The seven samples "are what it looked like before," he said. "They are quite lovely."

Scientists captured the interstellar dust, rather than other random debris, by orientation of the spacecraft. They know that interstellar dust passes through space in a specific direction - much as driving snow hits the front, not rear, of a car windshield, said Sandford.

"These are the most challenging objects we will ever have in the lab for study, and it is a triumph that we have made as much progress in their analysis as we have," said Michael Zolensky, curator of the Stardust laboratory at NASA's Johnson Space Center in Houston and co-author of the Science paper. They are almost impossibly small, far too tiny to see with the naked eye. A trillion would fit in a teaspoon. To be studied, they must be viewed under a special X-ray microscope.

Scientists have been startled to discover that the particles aren't made of a single dense material, but are an agglomeration like a tossed salad of other particles, such as the olivine, magnesium-iron-silicate mineral.

More studies are needed to identify their age, their precise chemistry and their origins.

At Berkeley, they are sheltered in a special nitrogen-filled box, about the size of a large microwave, safely shielding them from oxygen and other contaminants.

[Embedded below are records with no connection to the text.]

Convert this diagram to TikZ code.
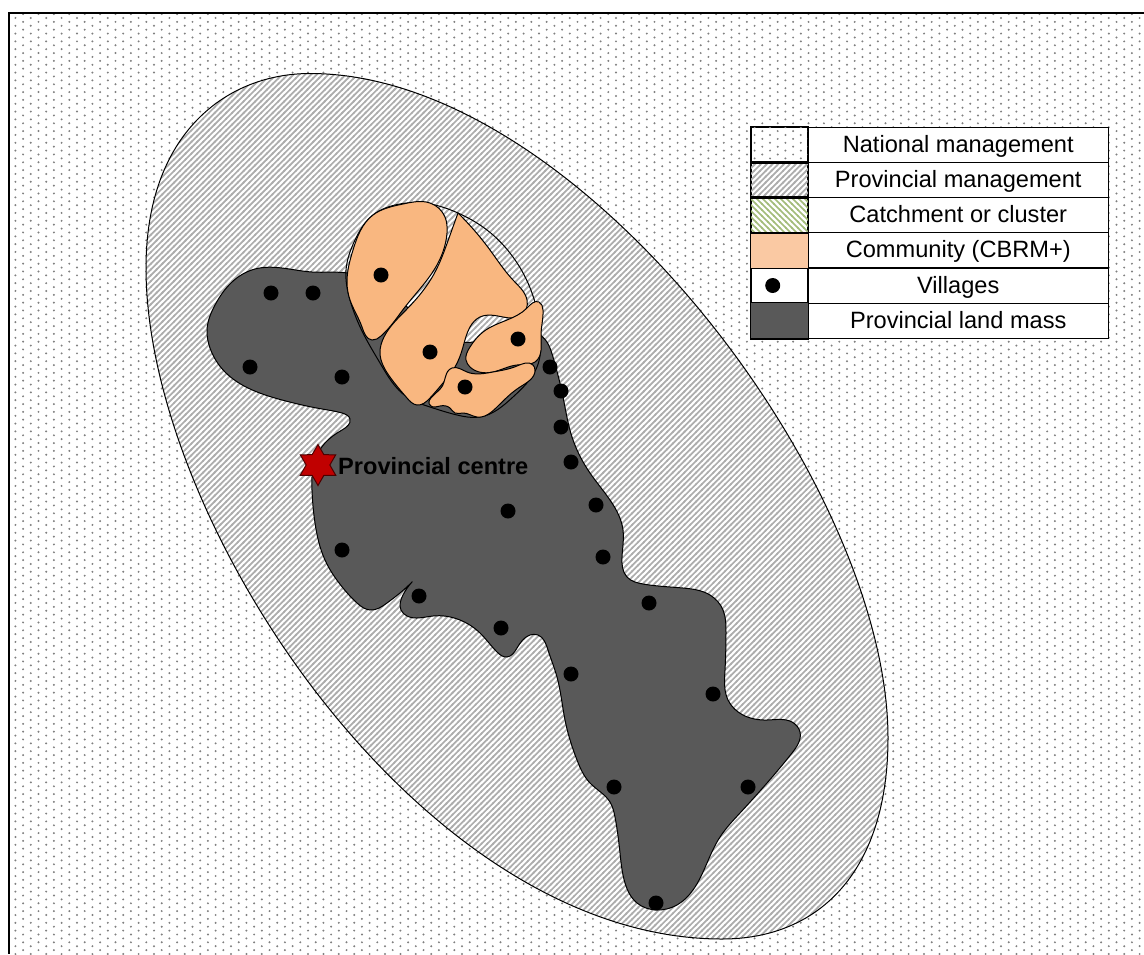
\documentclass[tikz,border=0pt]{standalone}
\usepackage{fontspec}
\setmainfont{Liberation Sans}
\usetikzlibrary{patterns,shapes.geometric,hobby}
\makeatletter
\pgfdeclarepatternformonly{natdots}{\pgfqpoint{-1.5pt}{-1.5pt}}{\pgfqpoint{13.9pt}{6.3pt}}{\pgfqpoint{15.4pt}{7.8pt}}{
  \pgfpathcircle{\pgfqpoint{0pt}{0pt}}{1.1pt}
  \pgfpathcircle{\pgfqpoint{7.7pt}{3.9pt}}{1.1pt}
  \pgfusepath{fill}}
\pgfdeclarepatternformonly{provhatch}{\pgfqpoint{-1pt}{-1pt}}{\pgfqpoint{6.8pt}{6.8pt}}{\pgfqpoint{5.8pt}{5.8pt}}{
  \pgfsetlinewidth{1.7pt}
  \pgfpathmoveto{\pgfqpoint{-1pt}{-1pt}}\pgfpathlineto{\pgfqpoint{6.8pt}{6.8pt}}
  \pgfusepath{stroke}}
\pgfdeclarepatternformonly{catchhatch}{\pgfqpoint{-1pt}{-1pt}}{\pgfqpoint{7pt}{7pt}}{\pgfqpoint{6pt}{6pt}}{
  \pgfsetlinewidth{1.7pt}
  \pgfpathmoveto{\pgfqpoint{-1pt}{7pt}}\pgfpathlineto{\pgfqpoint{7pt}{-1pt}}
  \pgfusepath{stroke}}
\makeatother
\definecolor{dotgrey}{HTML}{808080}
\definecolor{hatchgrey}{HTML}{ADADAD}
\definecolor{catchgreen}{HTML}{A3BC7A}
\definecolor{landgrey}{HTML}{595959}
\definecolor{commorange}{HTML}{F9B780}
\definecolor{legorange}{HTML}{FAC9A3}
\definecolor{starred}{HTML}{C00000}
\def\provoutline{(146,268) .. controls (146,133) and (227,73.5) .. (310,73.5) .. controls (579,73.5) and (888,483) .. (888,738) .. controls (888,868) and (822,939) .. (722,939) .. controls (422,939) and (146,523) .. (146,268) -- cycle}
\tikzset{
  village/.style={circle,fill=black,minimum size=15pt,inner sep=0pt},
  community/.style={fill=commorange,draw=black,line width=1pt},
  legtext/.style={fill=white,draw=black,line width=1.2pt,minimum width=300.5pt,minimum height=35.17pt,inner sep=0pt,text height=19pt,text depth=4pt,font=\fontsize{23.6pt}{26pt}\selectfont},
  legswatch/.style={draw=black,line width=1.2pt,minimum width=57pt,minimum height=35.17pt,inner sep=0pt},
}
\begin{document}
\begin{tikzpicture}[x=1pt,y=-1pt]
\useasboundingbox (0,0) rectangle (1144,954);
% national area
\path[fill=white] (0,0) rectangle (1144,954);
\path[pattern=natdots,pattern color=dotgrey] (9,13) rectangle (1144,954);
\draw[line width=1.3pt] (1144,13) -- (9,13) -- (9,954);
% provincial area
\path[fill=white] \provoutline;
\path[pattern=provhatch,pattern color=hatchgrey] \provoutline;
\draw[line width=1pt] \provoutline;
% land
\draw[fill=landgrey,line width=1pt] plot[hobby] coordinates {
(412,582)(403,595)(401,610)(407,616)(433,616)(460,620)(480,633)(497,652)(507,657)(517,648)(530,635)(538,635)(548,650)(557,677)(565,720)(577,760)(590,783)(610,802)(615,817)(620,853)(625,883)(637,903)(657,910)(677,905)(693,890)(707,863)(720,837)(740,813)(767,783)(792,753)(800,732)(792,722)(767,720)(743,715)(728,700)(725,670)(726,633)(723,610)(710,595)(683,588)(643,584)(627,577)(622,557)(623,530)(610,500)(590,473)(572,437)(563,397)(553,357)(540,335)(510,335)(475,342)(450,340)(400,300)(348,273)(312,272)(282,268)(255,269)(232,282)(215,305)(207,330)(210,348)(225,372)(248,388)(282,400)(322,409)(342,413)(350,419)(342,430)(325,443)(313,468)(312,490)(315,523)(325,560)(343,588)(357,603)(370,610)(387,603)(400,593)(412,582)} -- cycle;
% catchment outline
\draw[line width=1pt] plot[closed hobby] coordinates {
(423,203)(458,213)(487,230)(513,257)(528,283)(537,310)(541,343)(537,367)(513,397)(480,417)(457,415)(430,407)(407,397)(380,363)(363,333)(350,300)(346,270)(355,240)(373,215)(395,205)};
% communities
\draw[community] plot[closed hobby] coordinates {
(347,283)(353,250)(373,215)(403,204)(430,203)(445,217)(447,233)(434,270)(405,307)(381,336)(372,340)(362,327)(350,300)};
\draw[community] plot[hobby] coordinates {
(458,213)(490,250)(513,280)(527,300)(522,315)(503,317)(480,317)(470,327)(463,347)(455,367)(443,383)(430,398)(417,405)(407,398)(390,377)(380,353)(384,337)(408,308)(434,274)(449,238)(458,213)} -- cycle;
\draw[community] plot[closed hobby] coordinates {
(539,302)(543,310)(541,335)(535,362)(517,365)(493,372)(470,367)(466,360)(470,347)(483,332)(507,320)(527,308)};
\draw[community] plot[closed hobby] coordinates {
(533,365)(535,370)(520,387)(497,407)(477,417)(463,413)(455,413)(450,408)(440,406)(431,406)(441,388)(452,368)(467,372)(493,372)(517,366)};
% villages
\foreach \n/\x/\y in {a/271/293,b/313/293,c/250/367,d/342/377,e/381/275,f/430/352,g/518/339,h/465/387,i/550/367,j/561/391,k/561/427,l/571/462,m/596/505,n/508/511,o/603/557,p/342/550,q/419/596,r/501/628,s/649/603,t/571/674,u/713/694,v/614/787,w/748/787,x/656/903}
  \node[village] (v\n) at (\x,\y) {};
% centre
\node[star,star points=6,star point ratio=1.73,minimum size=41pt,inner sep=0pt,fill=starred,draw=black!60!starred,line width=1pt] (centre) at (318,465) {};
\node[anchor=west,inner sep=0pt,font=\bfseries\fontsize{23.6pt}{26pt}\selectfont] (centrelabel) at (338,466) {Provincial centre};
% legend
\foreach \i/\t in {1/National management,2/Provincial management,3/Catchment or cluster,4/Community (CBRM+),5/Villages,6/Provincial land mass}{
  \node[legtext] (t\i) at (958.25,{127.3+35.17*(\i-0.5)}) {\t};
  \node[legswatch,fill=white] (s\i) at (779.5,{127.3+35.17*(\i-0.5)}) {};
}
\path[pattern=natdots,pattern color=dotgrey] (s1.south west) rectangle (s1.north east);
\path[pattern=provhatch,pattern color=hatchgrey] (s2.south west) rectangle (s2.north east);
\path[pattern=catchhatch,pattern color=catchgreen] (s3.south west) rectangle (s3.north east);
\path[fill=legorange] (s4.south west) rectangle (s4.north east);
\path[fill=landgrey] (s6.south west) rectangle (s6.north east);
\foreach \i in {1,2,3,4,6} \draw[line width=1.2pt] (s\i.south west) rectangle (s\i.north east);
\node[village] (legv) at (772.7,285.5) {};
\end{tikzpicture}
\end{document}
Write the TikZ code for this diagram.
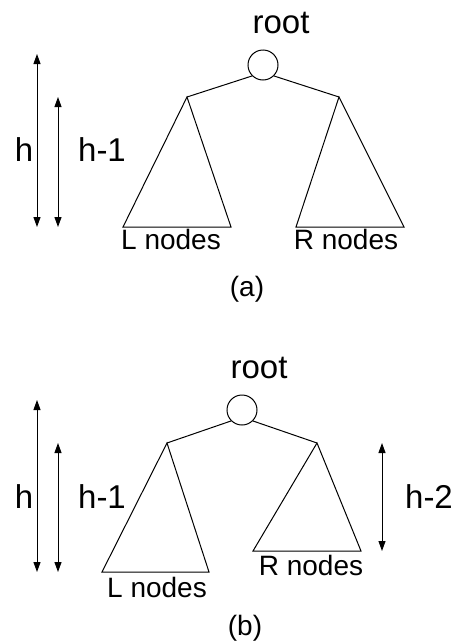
\documentclass[tikz,border=0pt]{standalone}
\usepackage{fontspec}
\setmainfont{Liberation Sans}
\usetikzlibrary{arrows.meta}
\tikzset{
  rootNode/.style={circle,draw,minimum size=30pt,inner sep=0pt,line width=1pt},
  bigLbl/.style={inner sep=0pt,font=\fontsize{33}{40}\selectfont},
  smallLbl/.style={inner sep=0pt,font=\fontsize{28}{34}\selectfont},
  treeLine/.style={line width=1pt},
  hArrow/.style={{Triangle[length=10pt,width=7pt]}-{Triangle[length=10pt,width=7pt]},line width=1pt}
}
\begin{document}
\begin{tikzpicture}[x=1pt,y=-1pt]
  \useasboundingbox (0,0) rectangle (459,643);
  % (a)
  \node[rootNode] (ra) at (263,65) {};
  \node[bigLbl] (rootA) at (281,23) {root};
  \coordinate (lA) at (187,97);
  \coordinate (lA1) at (123,227);
  \coordinate (lA2) at (231,227);
  \coordinate (rA) at (339,97);
  \coordinate (rA1) at (296,227);
  \coordinate (rA2) at (404,227);
  \draw[treeLine] (ra.-135) -- (lA);
  \draw[treeLine] (ra.-45) -- (rA);
  \draw[treeLine] (lA) -- (lA1) -- (lA2) -- cycle;
  \draw[treeLine] (rA) -- (rA1) -- (rA2) -- cycle;
  \node[smallLbl] (lnA) at (171,239) {L nodes};
  \node[smallLbl] (rnA) at (346,239) {R nodes};
  \coordinate (hA1) at (37,54);
  \coordinate (hA2) at (37,227);
  \coordinate (gA1) at (58,97);
  \coordinate (gA2) at (58,227);
  \draw[hArrow] (hA1) -- (hA2);
  \draw[hArrow] (gA1) -- (gA2);
  \node[bigLbl] (hA) at (24,150) {h};
  \node[bigLbl] (gA) at (102,150) {h-1};
  \node[smallLbl] (capA) at (247,289) {(a)};
  % (b)
  \node[rootNode] (rb) at (242,410) {};
  \node[bigLbl] (rootB) at (259,368) {root};
  \coordinate (lB) at (167,443);
  \coordinate (lB1) at (102,572);
  \coordinate (lB2) at (209,572);
  \coordinate (rB) at (317,443);
  \coordinate (rB1) at (253,551);
  \coordinate (rB2) at (361,551);
  \draw[treeLine] (rb.-135) -- (lB);
  \draw[treeLine] (rb.-45) -- (rB);
  \draw[treeLine] (lB) -- (lB1) -- (lB2) -- cycle;
  \draw[treeLine] (rB) -- (rB1) -- (rB2) -- cycle;
  \node[smallLbl] (lnB) at (157,587) {L nodes};
  \node[smallLbl] (rnB) at (311,565) {R nodes};
  \coordinate (hB1) at (37,400);
  \coordinate (hB2) at (37,572);
  \coordinate (gB1) at (58,443);
  \coordinate (gB2) at (58,572);
  \coordinate (kB1) at (382,443);
  \coordinate (kB2) at (382,551);
  \draw[hArrow] (hB1) -- (hB2);
  \draw[hArrow] (gB1) -- (gB2);
  \draw[hArrow] (kB1) -- (kB2);
  \node[bigLbl] (hB) at (24,497) {h};
  \node[bigLbl] (gB) at (102,497) {h-1};
  \node[bigLbl] (kB) at (429,497) {h-2};
  \node[smallLbl] (capB) at (245,628) {(b)};
\end{tikzpicture}
\end{document}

The Stardust probe was launched in 1999 to meet a comet and capture some of its tailing materials. It returned to Earth in 2006 in a 3 billion mile journey. An onboard canister held a tennis racket-like tray that captured particles as the spacecraft flew. One side of the tray holds traces of a comet; on the other, interstellar dust.

Until now, such stuff was viewed from afar, through telescopes. "We only knew the general properties of interstellar space," said Westphal.

"This is about our own origins - understanding the stuff that made our solar system, our planet and us."